§ The exercise:
Only the lines from the top of the listing below to the line that has "const gridColor = '#8ea2c6'" should be echoed, with both ends kept and pictures left out.

§ Dataset excerpt:

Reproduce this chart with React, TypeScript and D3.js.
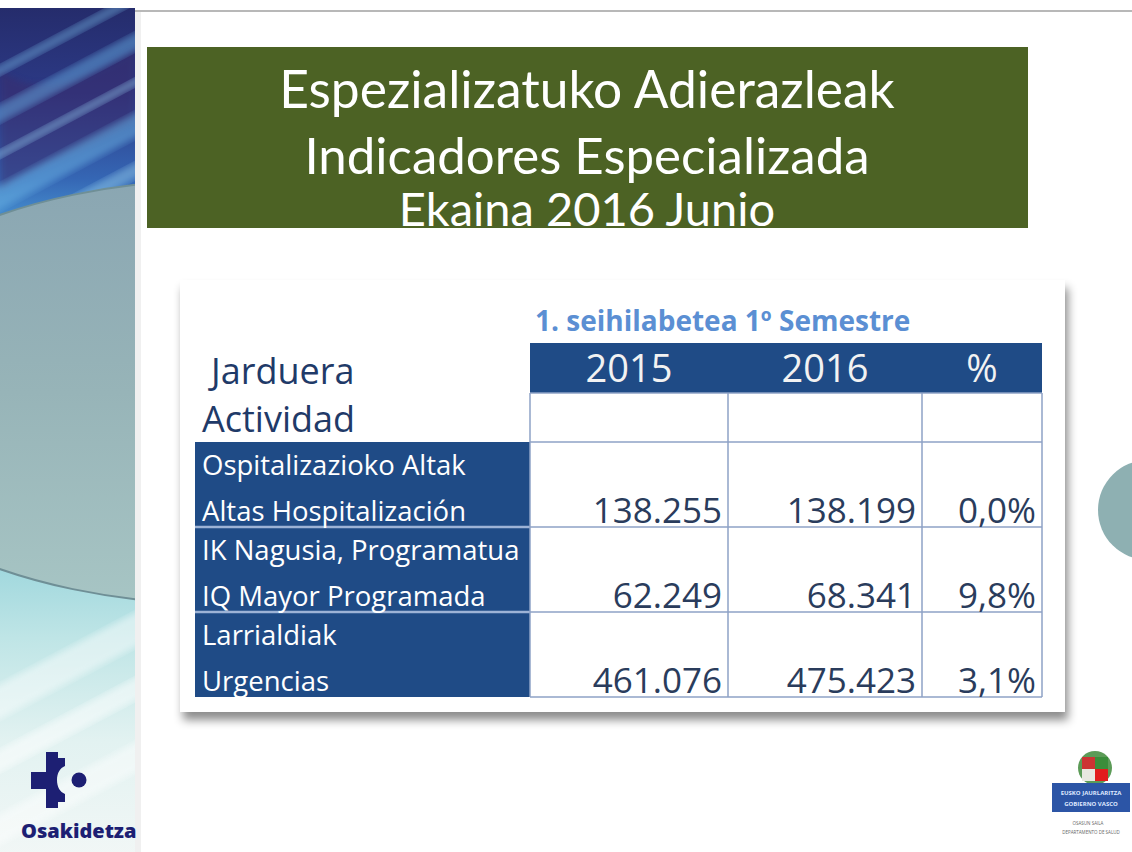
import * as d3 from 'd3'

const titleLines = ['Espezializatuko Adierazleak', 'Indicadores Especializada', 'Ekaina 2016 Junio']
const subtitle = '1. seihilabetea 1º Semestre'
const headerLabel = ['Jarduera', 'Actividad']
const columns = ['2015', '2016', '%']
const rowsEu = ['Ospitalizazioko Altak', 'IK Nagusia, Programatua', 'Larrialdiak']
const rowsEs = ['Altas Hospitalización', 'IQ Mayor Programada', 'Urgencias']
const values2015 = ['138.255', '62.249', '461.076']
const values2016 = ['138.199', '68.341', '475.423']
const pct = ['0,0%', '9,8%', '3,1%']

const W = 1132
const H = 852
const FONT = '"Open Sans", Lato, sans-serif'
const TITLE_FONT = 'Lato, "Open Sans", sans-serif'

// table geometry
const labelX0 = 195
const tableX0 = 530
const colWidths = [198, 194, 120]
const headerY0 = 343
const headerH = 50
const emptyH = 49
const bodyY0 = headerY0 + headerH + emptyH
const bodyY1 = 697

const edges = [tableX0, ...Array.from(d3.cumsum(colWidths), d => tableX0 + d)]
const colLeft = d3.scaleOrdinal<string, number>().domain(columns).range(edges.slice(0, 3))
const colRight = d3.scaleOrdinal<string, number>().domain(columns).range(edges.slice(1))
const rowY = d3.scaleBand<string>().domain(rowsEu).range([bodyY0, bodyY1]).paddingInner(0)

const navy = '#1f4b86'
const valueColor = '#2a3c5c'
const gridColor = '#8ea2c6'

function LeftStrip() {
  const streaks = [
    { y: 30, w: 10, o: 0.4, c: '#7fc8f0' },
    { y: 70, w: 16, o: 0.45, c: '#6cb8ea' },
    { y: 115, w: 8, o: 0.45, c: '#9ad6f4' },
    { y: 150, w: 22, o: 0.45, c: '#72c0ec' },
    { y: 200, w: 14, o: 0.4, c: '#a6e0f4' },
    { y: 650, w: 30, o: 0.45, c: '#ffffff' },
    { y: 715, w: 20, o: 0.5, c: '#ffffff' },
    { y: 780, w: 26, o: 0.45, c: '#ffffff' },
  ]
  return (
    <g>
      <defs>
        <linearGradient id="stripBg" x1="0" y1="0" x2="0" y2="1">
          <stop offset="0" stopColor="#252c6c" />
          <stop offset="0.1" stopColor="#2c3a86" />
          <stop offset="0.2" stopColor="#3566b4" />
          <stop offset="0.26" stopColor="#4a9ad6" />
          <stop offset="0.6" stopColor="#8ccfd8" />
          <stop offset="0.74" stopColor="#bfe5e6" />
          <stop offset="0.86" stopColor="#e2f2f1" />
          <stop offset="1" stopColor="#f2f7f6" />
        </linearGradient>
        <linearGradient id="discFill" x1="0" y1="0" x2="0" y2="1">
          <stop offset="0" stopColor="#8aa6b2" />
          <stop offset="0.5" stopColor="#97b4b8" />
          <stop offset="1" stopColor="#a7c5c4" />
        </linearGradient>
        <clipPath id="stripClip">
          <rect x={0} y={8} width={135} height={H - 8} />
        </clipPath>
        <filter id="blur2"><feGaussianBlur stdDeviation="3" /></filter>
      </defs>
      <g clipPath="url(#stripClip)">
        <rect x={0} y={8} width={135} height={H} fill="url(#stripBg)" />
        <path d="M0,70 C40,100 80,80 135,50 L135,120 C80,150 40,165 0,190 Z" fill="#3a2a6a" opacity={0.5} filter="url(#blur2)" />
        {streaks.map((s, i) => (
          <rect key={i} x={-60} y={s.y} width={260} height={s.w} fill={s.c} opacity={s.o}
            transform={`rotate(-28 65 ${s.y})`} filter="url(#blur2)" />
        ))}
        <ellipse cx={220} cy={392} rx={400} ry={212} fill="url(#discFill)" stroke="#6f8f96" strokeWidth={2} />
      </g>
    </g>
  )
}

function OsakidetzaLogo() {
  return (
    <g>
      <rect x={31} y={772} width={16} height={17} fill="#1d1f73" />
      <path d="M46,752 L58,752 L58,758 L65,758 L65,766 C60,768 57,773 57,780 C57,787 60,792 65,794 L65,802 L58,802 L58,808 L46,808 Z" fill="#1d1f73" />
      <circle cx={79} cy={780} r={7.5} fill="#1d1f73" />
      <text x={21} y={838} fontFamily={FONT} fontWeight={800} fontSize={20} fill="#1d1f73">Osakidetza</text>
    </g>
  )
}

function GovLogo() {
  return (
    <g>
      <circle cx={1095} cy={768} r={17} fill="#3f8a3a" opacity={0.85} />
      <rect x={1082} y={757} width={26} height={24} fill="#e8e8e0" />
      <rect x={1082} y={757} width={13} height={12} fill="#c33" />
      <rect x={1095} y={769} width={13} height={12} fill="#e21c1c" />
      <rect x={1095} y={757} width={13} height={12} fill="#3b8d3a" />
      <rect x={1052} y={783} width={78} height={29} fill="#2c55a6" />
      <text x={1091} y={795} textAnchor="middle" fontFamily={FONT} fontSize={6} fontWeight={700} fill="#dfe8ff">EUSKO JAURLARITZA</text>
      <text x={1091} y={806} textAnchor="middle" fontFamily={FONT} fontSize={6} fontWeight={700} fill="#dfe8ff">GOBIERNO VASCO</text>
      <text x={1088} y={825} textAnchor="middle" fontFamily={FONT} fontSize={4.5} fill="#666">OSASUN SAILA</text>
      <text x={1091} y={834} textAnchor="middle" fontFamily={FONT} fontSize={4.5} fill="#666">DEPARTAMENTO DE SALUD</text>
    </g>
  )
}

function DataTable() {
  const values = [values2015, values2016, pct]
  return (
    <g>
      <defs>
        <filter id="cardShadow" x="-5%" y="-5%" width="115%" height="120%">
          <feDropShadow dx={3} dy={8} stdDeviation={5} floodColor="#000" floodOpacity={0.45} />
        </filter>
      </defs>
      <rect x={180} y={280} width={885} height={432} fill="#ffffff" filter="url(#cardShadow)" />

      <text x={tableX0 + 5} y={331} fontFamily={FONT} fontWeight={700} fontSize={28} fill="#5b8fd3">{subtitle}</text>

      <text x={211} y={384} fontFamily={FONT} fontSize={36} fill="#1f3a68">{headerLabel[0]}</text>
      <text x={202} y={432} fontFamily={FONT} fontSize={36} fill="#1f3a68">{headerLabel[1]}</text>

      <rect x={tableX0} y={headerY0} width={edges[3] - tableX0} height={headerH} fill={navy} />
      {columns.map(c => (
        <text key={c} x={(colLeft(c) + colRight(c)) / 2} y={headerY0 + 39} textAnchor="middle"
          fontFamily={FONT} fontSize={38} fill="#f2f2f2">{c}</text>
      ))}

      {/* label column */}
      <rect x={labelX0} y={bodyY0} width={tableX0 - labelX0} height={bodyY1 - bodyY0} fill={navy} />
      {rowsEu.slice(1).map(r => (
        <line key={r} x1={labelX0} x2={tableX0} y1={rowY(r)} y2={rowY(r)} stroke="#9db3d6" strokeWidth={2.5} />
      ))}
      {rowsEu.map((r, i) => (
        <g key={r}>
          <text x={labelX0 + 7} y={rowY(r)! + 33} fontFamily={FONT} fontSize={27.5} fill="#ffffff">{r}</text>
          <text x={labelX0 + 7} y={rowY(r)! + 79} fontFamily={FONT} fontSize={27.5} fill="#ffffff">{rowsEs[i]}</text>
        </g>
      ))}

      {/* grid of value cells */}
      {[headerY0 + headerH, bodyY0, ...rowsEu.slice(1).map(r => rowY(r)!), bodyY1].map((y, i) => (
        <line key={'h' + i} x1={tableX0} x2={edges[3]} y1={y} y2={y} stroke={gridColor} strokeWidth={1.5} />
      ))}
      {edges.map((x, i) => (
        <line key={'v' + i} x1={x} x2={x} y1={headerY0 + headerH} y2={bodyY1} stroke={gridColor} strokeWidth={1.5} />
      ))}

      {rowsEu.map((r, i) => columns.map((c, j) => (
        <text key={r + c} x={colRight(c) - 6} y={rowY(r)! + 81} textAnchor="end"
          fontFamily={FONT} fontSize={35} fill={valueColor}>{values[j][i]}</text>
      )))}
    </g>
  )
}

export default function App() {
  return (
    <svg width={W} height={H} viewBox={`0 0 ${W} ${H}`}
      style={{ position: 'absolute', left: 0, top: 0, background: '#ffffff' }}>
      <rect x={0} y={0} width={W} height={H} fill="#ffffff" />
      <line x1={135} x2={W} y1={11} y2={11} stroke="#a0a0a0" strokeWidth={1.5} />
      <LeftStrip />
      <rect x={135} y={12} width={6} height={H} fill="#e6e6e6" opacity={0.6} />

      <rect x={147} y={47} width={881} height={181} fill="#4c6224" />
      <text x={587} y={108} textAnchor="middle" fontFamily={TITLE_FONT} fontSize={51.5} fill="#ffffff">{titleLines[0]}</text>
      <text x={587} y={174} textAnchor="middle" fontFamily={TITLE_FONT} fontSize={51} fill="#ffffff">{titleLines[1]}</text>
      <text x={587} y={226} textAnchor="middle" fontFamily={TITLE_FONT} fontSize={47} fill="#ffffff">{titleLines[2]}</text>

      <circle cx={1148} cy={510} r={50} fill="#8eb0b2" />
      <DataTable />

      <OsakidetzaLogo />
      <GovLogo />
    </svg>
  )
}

§ Result:
Reproduce this chart with React, TypeScript and D3.js.
import * as d3 from 'd3'

const titleLines = ['Espezializatuko Adierazleak', 'Indicadores Especializada', 'Ekaina 2016 Junio']
const subtitle = '1. seihilabetea 1º Semestre'
const headerLabel = ['Jarduera', 'Actividad']
const columns = ['2015', '2016', '%']
const rowsEu = ['Ospitalizazioko Altak', 'IK Nagusia, Programatua', 'Larrialdiak']
const rowsEs = ['Altas Hospitalización', 'IQ Mayor Programada', 'Urgencias']
const values2015 = ['138.255', '62.249', '461.076']
const values2016 = ['138.199', '68.341', '475.423']
const pct = ['0,0%', '9,8%', '3,1%']

const W = 1132
const H = 852
const FONT = '"Open Sans", Lato, sans-serif'
const TITLE_FONT = 'Lato, "Open Sans", sans-serif'

// table geometry
const labelX0 = 195
const tableX0 = 530
const colWidths = [198, 194, 120]
const headerY0 = 343
const headerH = 50
const emptyH = 49
const bodyY0 = headerY0 + headerH + emptyH
const bodyY1 = 697

const edges = [tableX0, ...Array.from(d3.cumsum(colWidths), d => tableX0 + d)]
const colLeft = d3.scaleOrdinal<string, number>().domain(columns).range(edges.slice(0, 3))
const colRight = d3.scaleOrdinal<string, number>().domain(columns).range(edges.slice(1))
const rowY = d3.scaleBand<string>().domain(rowsEu).range([bodyY0, bodyY1]).paddingInner(0)

const navy = '#1f4b86'
const valueColor = '#2a3c5c'
const gridColor = '#8ea2c6'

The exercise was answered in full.